Data extract:
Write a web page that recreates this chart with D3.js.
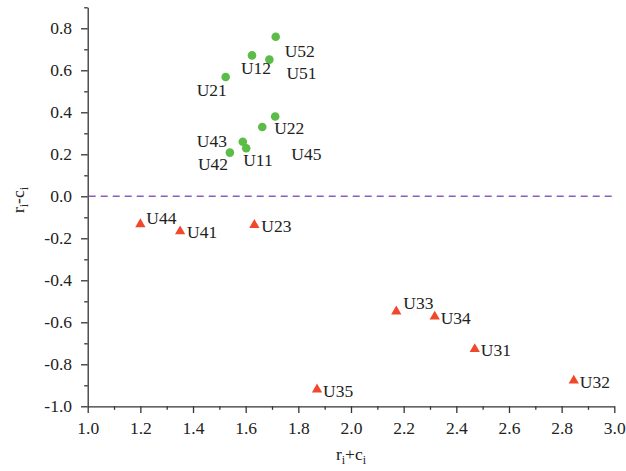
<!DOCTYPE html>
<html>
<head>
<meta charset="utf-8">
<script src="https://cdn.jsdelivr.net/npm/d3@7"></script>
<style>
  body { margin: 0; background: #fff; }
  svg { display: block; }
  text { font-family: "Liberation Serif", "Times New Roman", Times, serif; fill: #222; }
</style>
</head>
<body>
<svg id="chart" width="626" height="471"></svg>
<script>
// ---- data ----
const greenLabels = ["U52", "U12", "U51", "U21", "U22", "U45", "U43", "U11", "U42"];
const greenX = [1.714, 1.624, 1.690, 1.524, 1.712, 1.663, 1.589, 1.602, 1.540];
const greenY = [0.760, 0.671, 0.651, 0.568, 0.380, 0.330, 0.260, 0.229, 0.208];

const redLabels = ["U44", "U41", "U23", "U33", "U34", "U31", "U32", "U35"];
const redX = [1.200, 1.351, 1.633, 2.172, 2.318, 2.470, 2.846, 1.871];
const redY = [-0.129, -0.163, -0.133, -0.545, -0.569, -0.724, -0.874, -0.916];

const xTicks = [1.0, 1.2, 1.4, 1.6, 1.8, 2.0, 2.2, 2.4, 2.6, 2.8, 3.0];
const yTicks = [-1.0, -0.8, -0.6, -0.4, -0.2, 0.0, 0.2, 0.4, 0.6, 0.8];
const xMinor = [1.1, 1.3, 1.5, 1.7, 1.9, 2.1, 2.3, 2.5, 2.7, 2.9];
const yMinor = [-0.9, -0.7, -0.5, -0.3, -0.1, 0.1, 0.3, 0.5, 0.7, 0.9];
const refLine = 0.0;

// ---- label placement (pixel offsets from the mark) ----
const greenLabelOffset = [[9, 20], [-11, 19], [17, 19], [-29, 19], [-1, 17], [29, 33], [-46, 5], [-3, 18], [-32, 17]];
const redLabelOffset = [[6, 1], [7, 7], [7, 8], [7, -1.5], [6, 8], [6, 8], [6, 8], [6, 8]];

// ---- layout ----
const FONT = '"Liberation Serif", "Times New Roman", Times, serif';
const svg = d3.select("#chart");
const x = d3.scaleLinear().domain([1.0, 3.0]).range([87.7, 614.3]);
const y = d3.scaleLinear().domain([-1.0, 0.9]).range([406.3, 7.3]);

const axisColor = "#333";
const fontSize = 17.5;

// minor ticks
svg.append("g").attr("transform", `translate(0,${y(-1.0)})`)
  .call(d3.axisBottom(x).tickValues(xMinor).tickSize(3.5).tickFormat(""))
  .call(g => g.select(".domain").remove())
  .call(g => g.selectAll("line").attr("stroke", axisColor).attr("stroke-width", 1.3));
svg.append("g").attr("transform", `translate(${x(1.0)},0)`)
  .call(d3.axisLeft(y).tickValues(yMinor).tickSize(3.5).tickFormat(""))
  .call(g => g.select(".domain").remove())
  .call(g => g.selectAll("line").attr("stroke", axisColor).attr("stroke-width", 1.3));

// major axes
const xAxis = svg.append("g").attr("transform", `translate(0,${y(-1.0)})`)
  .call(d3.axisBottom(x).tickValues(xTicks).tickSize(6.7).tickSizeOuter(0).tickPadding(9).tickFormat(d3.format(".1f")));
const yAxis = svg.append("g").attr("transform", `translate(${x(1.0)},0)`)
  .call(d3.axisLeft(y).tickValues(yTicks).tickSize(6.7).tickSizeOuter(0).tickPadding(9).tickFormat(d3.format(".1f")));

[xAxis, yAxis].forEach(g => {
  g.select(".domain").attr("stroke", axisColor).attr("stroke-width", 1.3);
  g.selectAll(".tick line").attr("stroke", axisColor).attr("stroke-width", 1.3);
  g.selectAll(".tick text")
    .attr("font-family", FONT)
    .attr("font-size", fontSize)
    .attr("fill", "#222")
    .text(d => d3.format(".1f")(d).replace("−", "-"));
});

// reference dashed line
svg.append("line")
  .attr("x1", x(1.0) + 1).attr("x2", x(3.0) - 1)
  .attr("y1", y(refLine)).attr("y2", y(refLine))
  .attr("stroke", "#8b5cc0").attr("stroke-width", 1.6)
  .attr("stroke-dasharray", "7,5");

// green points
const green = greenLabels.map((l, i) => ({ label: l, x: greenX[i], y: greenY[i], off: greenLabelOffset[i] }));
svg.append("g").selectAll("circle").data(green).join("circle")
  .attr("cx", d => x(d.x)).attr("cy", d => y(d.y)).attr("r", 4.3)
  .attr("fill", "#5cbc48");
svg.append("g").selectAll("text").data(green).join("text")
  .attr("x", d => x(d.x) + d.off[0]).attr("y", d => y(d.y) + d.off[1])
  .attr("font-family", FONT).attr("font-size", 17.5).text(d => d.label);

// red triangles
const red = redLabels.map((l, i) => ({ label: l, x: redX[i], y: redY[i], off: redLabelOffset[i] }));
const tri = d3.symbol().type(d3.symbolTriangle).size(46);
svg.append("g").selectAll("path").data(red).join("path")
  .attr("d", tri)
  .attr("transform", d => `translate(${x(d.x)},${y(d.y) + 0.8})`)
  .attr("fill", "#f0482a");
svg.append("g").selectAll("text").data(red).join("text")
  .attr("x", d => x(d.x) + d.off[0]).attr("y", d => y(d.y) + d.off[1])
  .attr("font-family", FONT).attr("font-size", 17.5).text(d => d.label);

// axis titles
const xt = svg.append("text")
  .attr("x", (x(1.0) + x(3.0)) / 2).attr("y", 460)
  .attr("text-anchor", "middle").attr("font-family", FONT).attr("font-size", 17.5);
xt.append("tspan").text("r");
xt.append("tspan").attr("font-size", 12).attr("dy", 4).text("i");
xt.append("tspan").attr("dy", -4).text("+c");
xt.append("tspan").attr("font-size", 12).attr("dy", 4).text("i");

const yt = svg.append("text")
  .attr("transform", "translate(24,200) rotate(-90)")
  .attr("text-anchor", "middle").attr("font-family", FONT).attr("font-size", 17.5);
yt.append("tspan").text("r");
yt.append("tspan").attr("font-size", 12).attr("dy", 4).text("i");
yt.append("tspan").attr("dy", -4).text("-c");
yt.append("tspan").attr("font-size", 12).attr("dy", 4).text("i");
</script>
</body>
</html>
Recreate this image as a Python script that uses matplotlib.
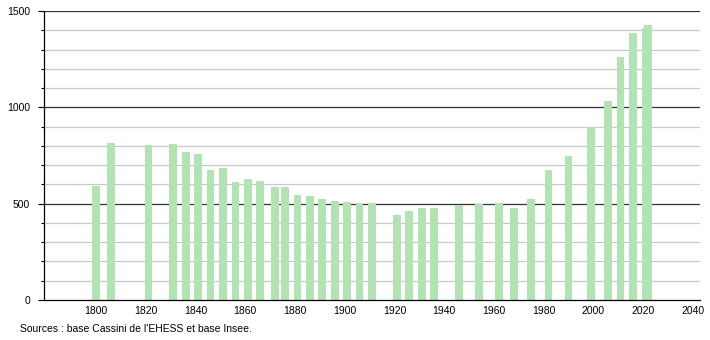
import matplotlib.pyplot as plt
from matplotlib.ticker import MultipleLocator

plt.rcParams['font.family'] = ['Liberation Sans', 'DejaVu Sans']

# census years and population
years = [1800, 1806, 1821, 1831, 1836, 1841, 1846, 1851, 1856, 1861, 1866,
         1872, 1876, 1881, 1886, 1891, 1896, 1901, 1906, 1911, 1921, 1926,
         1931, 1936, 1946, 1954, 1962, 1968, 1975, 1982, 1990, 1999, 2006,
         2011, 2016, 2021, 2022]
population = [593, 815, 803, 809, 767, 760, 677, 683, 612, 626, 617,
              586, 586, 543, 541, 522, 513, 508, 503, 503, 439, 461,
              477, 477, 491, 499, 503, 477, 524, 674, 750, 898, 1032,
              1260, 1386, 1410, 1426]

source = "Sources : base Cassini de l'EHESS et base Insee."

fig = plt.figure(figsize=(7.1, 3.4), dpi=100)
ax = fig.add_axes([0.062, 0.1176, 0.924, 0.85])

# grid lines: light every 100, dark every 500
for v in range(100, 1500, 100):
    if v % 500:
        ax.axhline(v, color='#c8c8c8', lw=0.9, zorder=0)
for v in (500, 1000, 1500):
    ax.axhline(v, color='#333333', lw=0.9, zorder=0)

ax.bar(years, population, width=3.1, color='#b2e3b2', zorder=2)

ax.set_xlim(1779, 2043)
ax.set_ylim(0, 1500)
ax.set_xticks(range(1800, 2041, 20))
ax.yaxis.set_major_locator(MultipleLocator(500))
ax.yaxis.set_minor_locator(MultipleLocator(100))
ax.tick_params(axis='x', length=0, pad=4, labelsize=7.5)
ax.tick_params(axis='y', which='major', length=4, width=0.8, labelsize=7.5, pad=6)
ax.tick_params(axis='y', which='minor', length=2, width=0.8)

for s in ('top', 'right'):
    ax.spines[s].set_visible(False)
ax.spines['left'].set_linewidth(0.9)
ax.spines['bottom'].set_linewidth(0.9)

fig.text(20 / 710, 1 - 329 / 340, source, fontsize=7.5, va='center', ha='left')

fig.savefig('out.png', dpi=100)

Your objective: Reproduce only the lines from the beginning of the data through the line that contains "const refLine = 0.0;", both included, and please drop the pictures.

Exercise response:
Write a web page that recreates this chart with D3.js.
<!DOCTYPE html>
<html>
<head>
<meta charset="utf-8">
<script src="https://cdn.jsdelivr.net/npm/d3@7"></script>
<style>
  body { margin: 0; background: #fff; }
  svg { display: block; }
  text { font-family: "Liberation Serif", "Times New Roman", Times, serif; fill: #222; }
</style>
</head>
<body>
<svg id="chart" width="626" height="471"></svg>
<script>
// ---- data ----
const greenLabels = ["U52", "U12", "U51", "U21", "U22", "U45", "U43", "U11", "U42"];
const greenX = [1.714, 1.624, 1.690, 1.524, 1.712, 1.663, 1.589, 1.602, 1.540];
const greenY = [0.760, 0.671, 0.651, 0.568, 0.380, 0.330, 0.260, 0.229, 0.208];

const redLabels = ["U44", "U41", "U23", "U33", "U34", "U31", "U32", "U35"];
const redX = [1.200, 1.351, 1.633, 2.172, 2.318, 2.470, 2.846, 1.871];
const redY = [-0.129, -0.163, -0.133, -0.545, -0.569, -0.724, -0.874, -0.916];

const xTicks = [1.0, 1.2, 1.4, 1.6, 1.8, 2.0, 2.2, 2.4, 2.6, 2.8, 3.0];
const yTicks = [-1.0, -0.8, -0.6, -0.4, -0.2, 0.0, 0.2, 0.4, 0.6, 0.8];
const xMinor = [1.1, 1.3, 1.5, 1.7, 1.9, 2.1, 2.3, 2.5, 2.7, 2.9];
const yMinor = [-0.9, -0.7, -0.5, -0.3, -0.1, 0.1, 0.3, 0.5, 0.7, 0.9];
const refLine = 0.0;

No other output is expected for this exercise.